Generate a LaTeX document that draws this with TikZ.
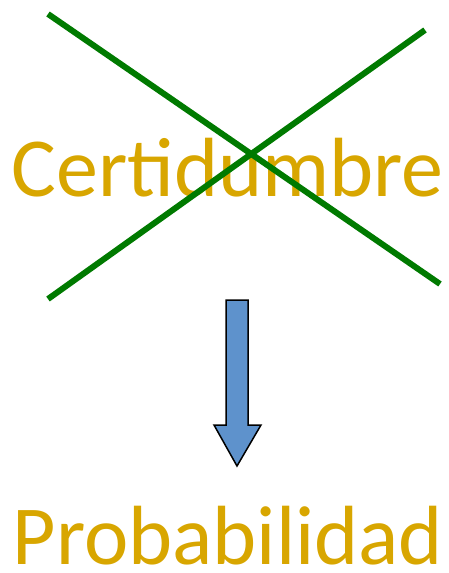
\documentclass[tikz,border=0pt]{standalone}
\usepackage{fontspec}
\setmainfont{Carlito}
\usetikzlibrary{calc,positioning}
\definecolor{wordgold}{RGB}{216,166,0}
\definecolor{crossgreen}{RGB}{0,122,0}
\definecolor{arrowblue}{RGB}{94,146,204}
\tikzset{
  word/.style={text=wordgold, font=\fontsize{84}{100}\selectfont, inner sep=0pt,
    text depth=0pt, anchor=base},
  crossline/.style={draw=crossgreen, line width=6pt},
  blockarrow/.style={draw=black, fill=arrowblue, line width=1.5pt, line join=miter}
}
\begin{document}
\begin{tikzpicture}[x=1pt,y=-1pt]
    \useasboundingbox (0,0) rectangle (448,573);
    \node[word] (certidumbre) at (227.5,196) {Certidumbre};
    \node[word] (probabilidad) at (228,564) {Probabilidad};

    % the cross over the word
    \coordinate (crossA) at (48,14);
    \coordinate (crossB) at (440,284);
    \coordinate (crossC) at (48,299);
    \coordinate (crossD) at (425,30);
    \draw[crossline] (crossA) -- (crossB);
    \draw[crossline] (crossC) -- (crossD);

    % block arrow
    \coordinate (arrowtop) at (237,300);
    \coordinate (arrowtip) at (237,466);
    \draw[blockarrow] ($(arrowtop)+(-11,0)$) -- ($(arrowtop)+(11,0)$)
      -- (248,425) -- (261,425) -- (arrowtip) -- (214,425) -- (226,425) -- cycle;
\end{tikzpicture}
\end{document}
####
:: Prompt ::
Skipping the pictures, transcribe each line above exactly as it appears.

:: Complete answer ::
Generate a LaTeX document that draws this with TikZ.
\documentclass[tikz,border=0pt]{standalone}
\usepackage{fontspec}
\setmainfont{Carlito}
\usetikzlibrary{calc,positioning}
\definecolor{wordgold}{RGB}{216,166,0}
\definecolor{crossgreen}{RGB}{0,122,0}
\definecolor{arrowblue}{RGB}{94,146,204}
\tikzset{
  word/.style={text=wordgold, font=\fontsize{84}{100}\selectfont, inner sep=0pt,
    text depth=0pt, anchor=base},
  crossline/.style={draw=crossgreen, line width=6pt},
  blockarrow/.style={draw=black, fill=arrowblue, line width=1.5pt, line join=miter}
}
\begin{document}
\begin{tikzpicture}[x=1pt,y=-1pt]
    \useasboundingbox (0,0) rectangle (448,573);
    \node[word] (certidumbre) at (227.5,196) {Certidumbre};
    \node[word] (probabilidad) at (228,564) {Probabilidad};

    % the cross over the word
    \coordinate (crossA) at (48,14);
    \coordinate (crossB) at (440,284);
    \coordinate (crossC) at (48,299);
    \coordinate (crossD) at (425,30);
    \draw[crossline] (crossA) -- (crossB);
    \draw[crossline] (crossC) -- (crossD);

    % block arrow
    \coordinate (arrowtop) at (237,300);
    \coordinate (arrowtip) at (237,466);
    \draw[blockarrow] ($(arrowtop)+(-11,0)$) -- ($(arrowtop)+(11,0)$)
      -- (248,425) -- (261,425) -- (arrowtip) -- (214,425) -- (226,425) -- cycle;
\end{tikzpicture}
\end{document}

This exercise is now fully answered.